──────── SOURCE DATA

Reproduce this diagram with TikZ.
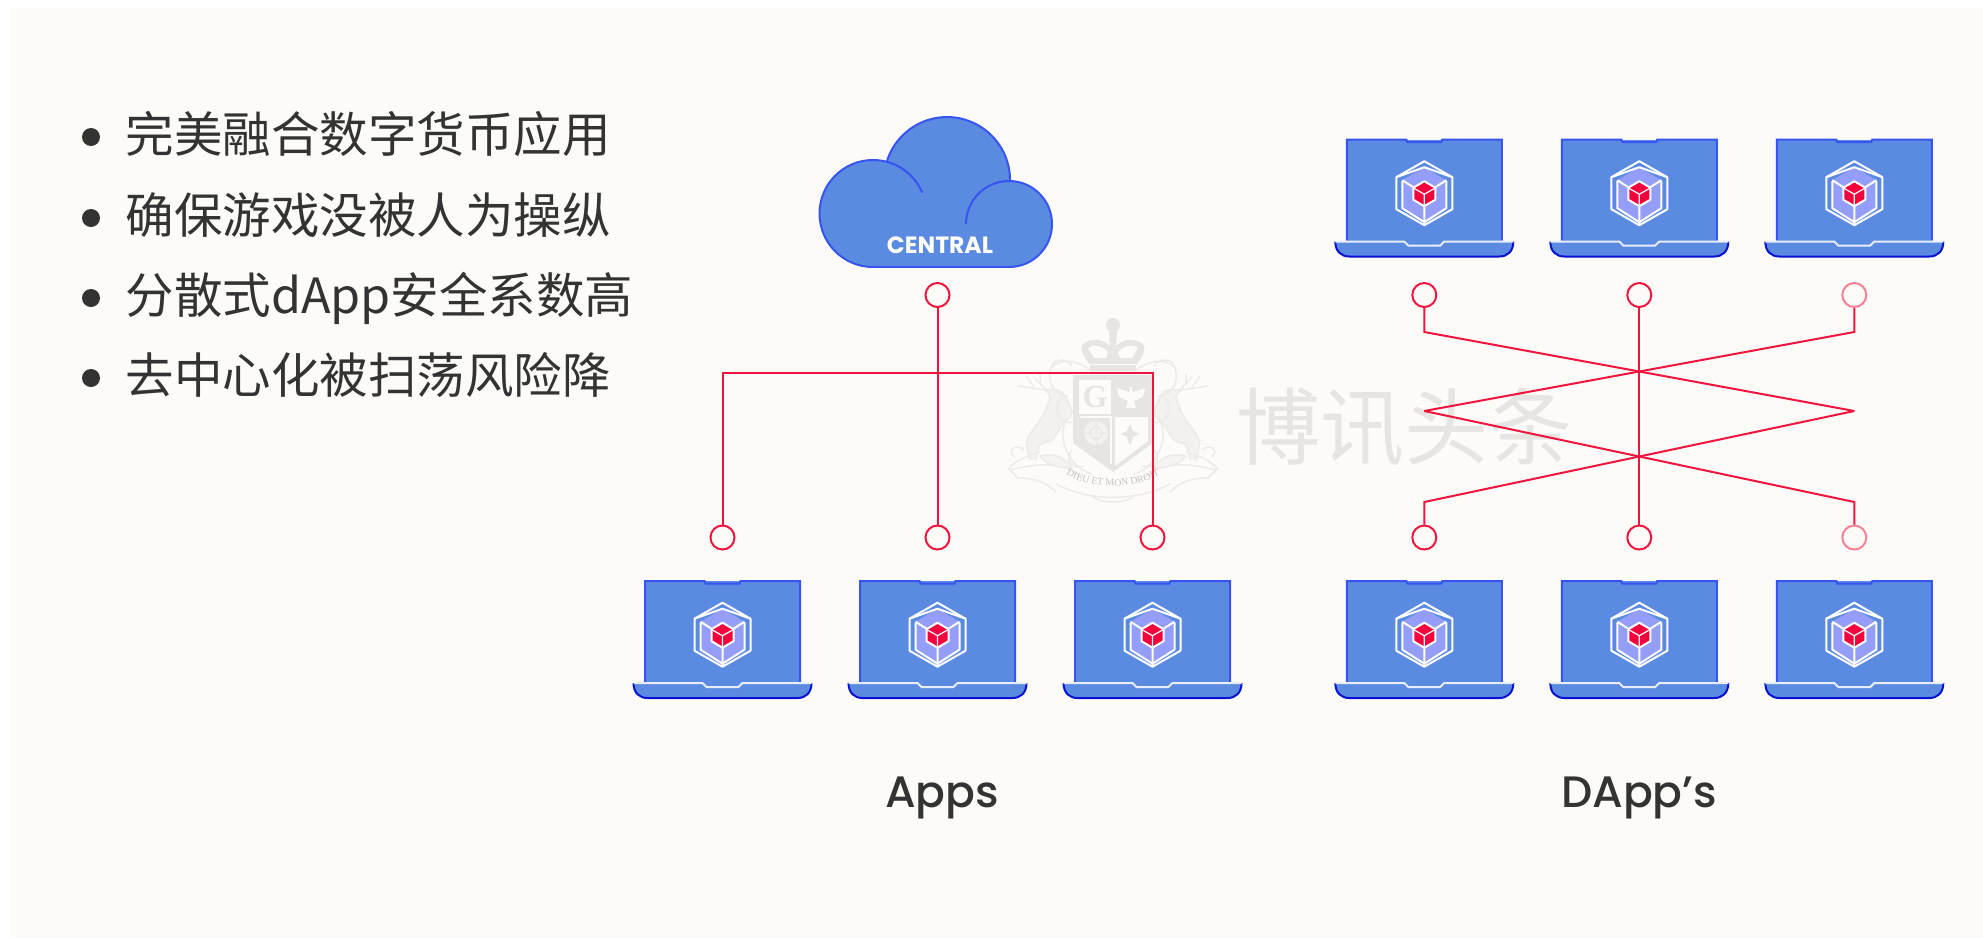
\documentclass[tikz,border=0pt]{standalone}
\usepackage{fontspec}
\setmainfont{Poppins}
\newfontfamily\cjk{Noto Sans CJK SC}
\newfontfamily\crestfont{Liberation Serif}
\newfontfamily\titlefont{Poppins Medium}
\usetikzlibrary{decorations.text}

\definecolor{paper}{HTML}{FCFBF7}
\definecolor{screen}{HTML}{5B8BE0}
\definecolor{rim}{HTML}{3655F0}
\definecolor{rimdark}{HTML}{0A12D2}
\definecolor{lilac}{HTML}{949EF8}
\definecolor{cubered}{HTML}{F5003C}
\definecolor{wirered}{HTML}{F0153E}
\definecolor{wirepale}{HTML}{F58097}
\definecolor{ink}{HTML}{333333}
\definecolor{crestgray}{HTML}{E6E5E1}
\definecolor{crestline}{HTML}{ECEBE7}

\tikzstyle{item} = [anchor=base west, inner sep=0pt, text=ink, font=\cjk\fontsize{48.5}{58}\selectfont]
\tikzstyle{dot} = [circle, minimum size=18pt, inner sep=0pt, fill=ink]
\tikzstyle{title} = [anchor=base, inner sep=0pt, text=ink, font=\titlefont\fontsize{44}{54}\selectfont]
\tikzstyle{port} = [circle, minimum size=24pt, inner sep=0pt, draw=wirered, line width=2pt]
\tikzstyle{paleport} = [port, draw=wirepale]
\tikzstyle{wire} = [draw=wirered, line width=2pt]
\tikzstyle{cloudline} = [draw=rim, line width=2pt]
\tikzstyle{scroll} = [draw=crestline, line width=1.5pt]
\tikzstyle{hexline} = [white, line width=2pt, line join=round]

\tikzset{
  laptop/.pic={
    \fill[screen] (-77.5,0) -- (77.5,0) -- (77.5,102) -- (-77.5,102) -- cycle;
    \draw[rim, line width=2pt] (-77.5,101) -- (-77.5,0) -- (-18,0) -- (-17,2.5) -- (17,2.5) -- (18,0) -- (77.5,0) -- (77.5,101);
    % base
    \fill[screen] (-89,102) .. controls (-89,112) and (-83,117) .. (-75,117) -- (75,117) .. controls (83,117) and (89,112) .. (89,102) -- cycle;
    \draw[rimdark, line width=2pt] (-89,102) .. controls (-89,112) and (-83,117) .. (-75,117) -- (75,117) .. controls (83,117) and (89,112) .. (89,102);
    \draw[white!85!screen, line width=2pt] (-89,102) -- (-20,102) -- (-16,106) -- (16,106) -- (20,102) -- (89,102);
    % cube
    \begin{scope}[shift={(0,53.7)}]
      \fill[lilac] (0,-26) -- (22,-13) -- (22,15) -- (0,28) -- (-22,15) -- (-22,-13) -- cycle;
      \draw[hexline] (0,-32) -- (28,-16) -- (28,16) -- (0,32) -- (-28,16) -- (-28,-16) -- cycle;
      \draw[hexline] (-28,-16) -- (0,-26) -- (28,-16);
      \draw[hexline] (-22,-12) -- (-22,15) -- (0,29) -- (22,15) -- (22,-12);
      \draw[hexline] (-22,-13) -- (-11,-6) (22,-13) -- (11,-6) (0,11) -- (0,32);
      \fill[cubered] (0,-11) -- (10.5,-5) -- (10.5,6) -- (0,12) -- (-10.5,6) -- (-10.5,-5) -- cycle;
      \draw[hexline] (0,-12) -- (11,-5.5) -- (11,6.5) -- (0,13) -- (-11,6.5) -- (-11,-5.5) -- cycle;
      \draw[white, line width=1.2pt, line join=round] (-10.5,-5) -- (0,1) -- (10.5,-5) (0,1) -- (0,12);
    \end{scope}
  },
  stag/.pic={
    % animal
    \draw[scroll, fill=crestgray!45!paper] plot[smooth] coordinates {(1030,460) (1027,440) (1042,417) (1050,397) (1045,390) (1062,392) (1072,413) (1062,425) (1052,440) (1040,445) (1036,460)};
    \draw[scroll] (1047,391) -- (1034,377) (1045,390) -- (1018,386) (1034,387) -- (1026,376) (1040,384) -- (1040,374);
    % mantling
    \draw[scroll] (1054,362) .. controls (1045,375) and (1050,395) .. (1068,396);
    \draw[scroll] (1054,362) .. controls (1062,358) and (1068,360) .. (1072,366);
    \draw[scroll] (1066,420) .. controls (1055,445) and (1075,470) .. (1092,474);
    \draw[scroll] (1060,398) .. controls (1052,412) and (1062,425) .. (1072,422);
    \draw[scroll] (1072,450) .. controls (1064,458) and (1072,470) .. (1084,466);
    % scroll and ribbon
    \draw[scroll] (1014,457) .. controls (1006,448) and (1018,444) .. (1024,450);
    \draw[scroll] (1008,470) .. controls (1016,458) and (1030,456) .. (1040,452);
    \draw[scroll] (1010,470) .. controls (1040,462) and (1065,462) .. (1082,478);
    \draw[scroll] (1010,470) -- (1018,478) .. controls (1040,478) and (1048,485) .. (1056,492);
    \draw[scroll, fill=crestgray!35!paper] (1040,456) .. controls (1055,452) and (1066,458) .. (1072,468) .. controls (1060,468) and (1048,466) .. (1040,456);
  }
}

\begin{document}
\begin{tikzpicture}[x=1pt, y=-1pt]
\useasboundingbox (0,0) rectangle (1983,937);
\fill[white] (0,0) rectangle (1983,937);
\fill[paper] (11,8) rectangle (1983,937);

% watermark
\pic[transform shape] at (0,0) {stag};
\begin{scope}[shift={(2226,0)}, xscale=-1]
    \pic[transform shape] at (0,0) {stag};
\end{scope}
\fill[crestgray] (1073,375) -- (1153,375) -- (1153,443) -- (1113,472) -- (1073,443) -- cycle;
\fill[paper] (1079,380) rectangle (1111,414);
\fill[paper] (1115,417) -- (1148,417) -- (1148,441) -- (1115,466) -- cycle;
\draw[paper, line width=1.5pt] (1080,417) -- (1111,417) -- (1111,464);
\node[inner sep=0pt, text=crestgray, font=\crestfont\fontsize{32}{32}\selectfont\bfseries] (shieldg) at (1095,397) {G};
\fill[paper] (1131,386) -- (1133,392) -- (1145,388) -- (1143,397) -- (1134,401) -- (1136,408) -- (1126,408) -- (1128,401) -- (1119,397) -- (1117,388) -- (1129,392) -- cycle;
\fill[paper!60!crestgray] (1096,433) circle (12);
\draw[crestgray, line width=1pt] (1096,433) circle (6) (1096,421) -- (1096,445) (1084,433) -- (1108,433);
\fill[crestgray] (1130,424) -- (1133,431) -- (1139,434) -- (1133,437) -- (1131,444) -- (1129,444) -- (1127,437) -- (1121,434) -- (1127,431) -- cycle;
% crown
\fill[crestgray] (1090,365) .. controls (1080,352) and (1076,342) .. (1094,340) .. controls (1102,339) and (1108,344) .. (1110,346) -- (1109,332) -- (1113,328) -- (1117,332) -- (1116,346) .. controls (1118,344) and (1124,339) .. (1132,340) .. controls (1150,342) and (1146,352) .. (1136,365) -- (1136,371) -- (1090,371) -- cycle;
\fill[crestgray] (1113,325) circle (7);
\fill[paper] (1088,348) .. controls (1092,344) and (1102,345) .. (1108,352) -- (1106,358) -- (1094,358) -- cycle;
\fill[paper] (1138,348) .. controls (1134,344) and (1124,345) .. (1118,352) -- (1120,358) -- (1132,358) -- cycle;
\draw[paper, line width=1pt] (1090,364) -- (1136,364);
\draw[scroll] (1052,367) .. controls (1060,358) and (1080,360) .. (1092,372);
\draw[scroll] (1174,367) .. controls (1166,358) and (1146,360) .. (1134,372);
\draw[scroll] (1056,484) .. controls (1090,502) and (1136,502) .. (1170,484);
\draw[scroll] (1092,496) .. controls (1100,504) and (1126,504) .. (1134,496);
\path[decorate, decoration={text along path, text align=center, text={|\crestfont\fontsize{10}{10}\selectfont\color{crestgray!85!black}|DIEU ET MON DROIT}}] (1060,471) .. controls (1090,491) and (1136,491) .. (1166,471);
\node[inner sep=0pt, text=crestgray, font=\cjk\fontsize{84}{84}\selectfont] (brand) at (1404,427) {博讯头条};

% bullets
\node[dot] (d1) at (91,137) {};
\node[dot] (d2) at (91,218) {};
\node[dot] (d3) at (91,298) {};
\node[dot] (d4) at (91,378) {};
\node[item] (t1) at (125.5,152) {完美融合数字货币应用};
\node[item] (t2) at (125.5,233) {确保游戏没被人为操纵};
\node[item] (t3) at (125.5,313) {分散式dApp安全系数高};
\node[item] (t4) at (125.5,393) {去中心化被扫荡风险降};

% cloud
\fill[screen] (873,214) circle (53.5);
\fill[screen] (947,180) circle (63);
\fill[screen] (1009,224) circle (43);
\fill[screen] (873,214) rectangle (1009,267);
\draw[cloudline] (873,267) arc[start angle=90, end angle=337, radius=53.5];
\draw[cloudline] (887,161) arc[start angle=197.6, end angle=361, radius=63];
\draw[cloudline] (966,224) arc[start angle=180, end angle=450, radius=43];
\draw[cloudline] (873,267) -- (1009,267);
\node[inner sep=0pt, text=white, font=\fontsize{23.5}{26}\selectfont\bfseries] (central) at (940,245) {CENTRAL};

% laptops
\pic at (722.5,581) {laptop};
\pic at (937.5,581) {laptop};
\pic at (1152.5,581) {laptop};
\pic at (1424.3,581) {laptop};
\pic at (1639.3,581) {laptop};
\pic at (1854.3,581) {laptop};
\pic at (1424.3,139.5) {laptop};
\pic at (1639.3,139.5) {laptop};
\pic at (1854.3,139.5) {laptop};

% ports
\node[port] (cen) at (937.5,295) {};
\node[port] (a1) at (722.5,537.5) {};
\node[port] (a2) at (937.5,537.5) {};
\node[port] (a3) at (1152.5,537.5) {};
\node[port] (tl) at (1424.3,295) {};
\node[port] (tm) at (1639.3,295) {};
\node[paleport] (tr) at (1854.3,295) {};
\node[port] (bl) at (1424.3,537.5) {};
\node[port] (bm) at (1639.3,537.5) {};
\node[paleport] (br) at (1854.3,537.5) {};

% wires
\coordinate (bus) at (937.5,373);
\coordinate (tlk) at (1424.3,332);
\coordinate (trk) at (1854.3,332);
\coordinate (blk) at (1424.3,502);
\coordinate (brk) at (1854.3,502);
\coordinate (lx) at (1424.3,411);
\coordinate (rx) at (1854.3,411);
\draw[wire] (cen) -- (a2);
\draw[wire] (a1) |- (bus) -| (a3);
\draw[wire] (tm) -- (bm);
\draw[wire] (tl) -- (tlk) -- (rx);
\draw[wire] (tr) -- (trk) -- (lx);
\draw[wire] (bl) -- (blk) -- (rx);
\draw[wire] (br) -- (brk) -- (lx);

\node[title] (apps) at (942,807) {Apps};
\node[title] (dapps) at (1639,807) {DApp’s};
\end{tikzpicture}
\end{document}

────────────────

DIRECTIONS: Restate the data word for word from its first line through the line with "width=2pt, line join=round]", leaving out any picture along the way.

ANSWER IN FULL:
Reproduce this diagram with TikZ.
\documentclass[tikz,border=0pt]{standalone}
\usepackage{fontspec}
\setmainfont{Poppins}
\newfontfamily\cjk{Noto Sans CJK SC}
\newfontfamily\crestfont{Liberation Serif}
\newfontfamily\titlefont{Poppins Medium}
\usetikzlibrary{decorations.text}

\definecolor{paper}{HTML}{FCFBF7}
\definecolor{screen}{HTML}{5B8BE0}
\definecolor{rim}{HTML}{3655F0}
\definecolor{rimdark}{HTML}{0A12D2}
\definecolor{lilac}{HTML}{949EF8}
\definecolor{cubered}{HTML}{F5003C}
\definecolor{wirered}{HTML}{F0153E}
\definecolor{wirepale}{HTML}{F58097}
\definecolor{ink}{HTML}{333333}
\definecolor{crestgray}{HTML}{E6E5E1}
\definecolor{crestline}{HTML}{ECEBE7}

\tikzstyle{item} = [anchor=base west, inner sep=0pt, text=ink, font=\cjk\fontsize{48.5}{58}\selectfont]
\tikzstyle{dot} = [circle, minimum size=18pt, inner sep=0pt, fill=ink]
\tikzstyle{title} = [anchor=base, inner sep=0pt, text=ink, font=\titlefont\fontsize{44}{54}\selectfont]
\tikzstyle{port} = [circle, minimum size=24pt, inner sep=0pt, draw=wirered, line width=2pt]
\tikzstyle{paleport} = [port, draw=wirepale]
\tikzstyle{wire} = [draw=wirered, line width=2pt]
\tikzstyle{cloudline} = [draw=rim, line width=2pt]
\tikzstyle{scroll} = [draw=crestline, line width=1.5pt]
\tikzstyle{hexline} = [white, line width=2pt, line join=round]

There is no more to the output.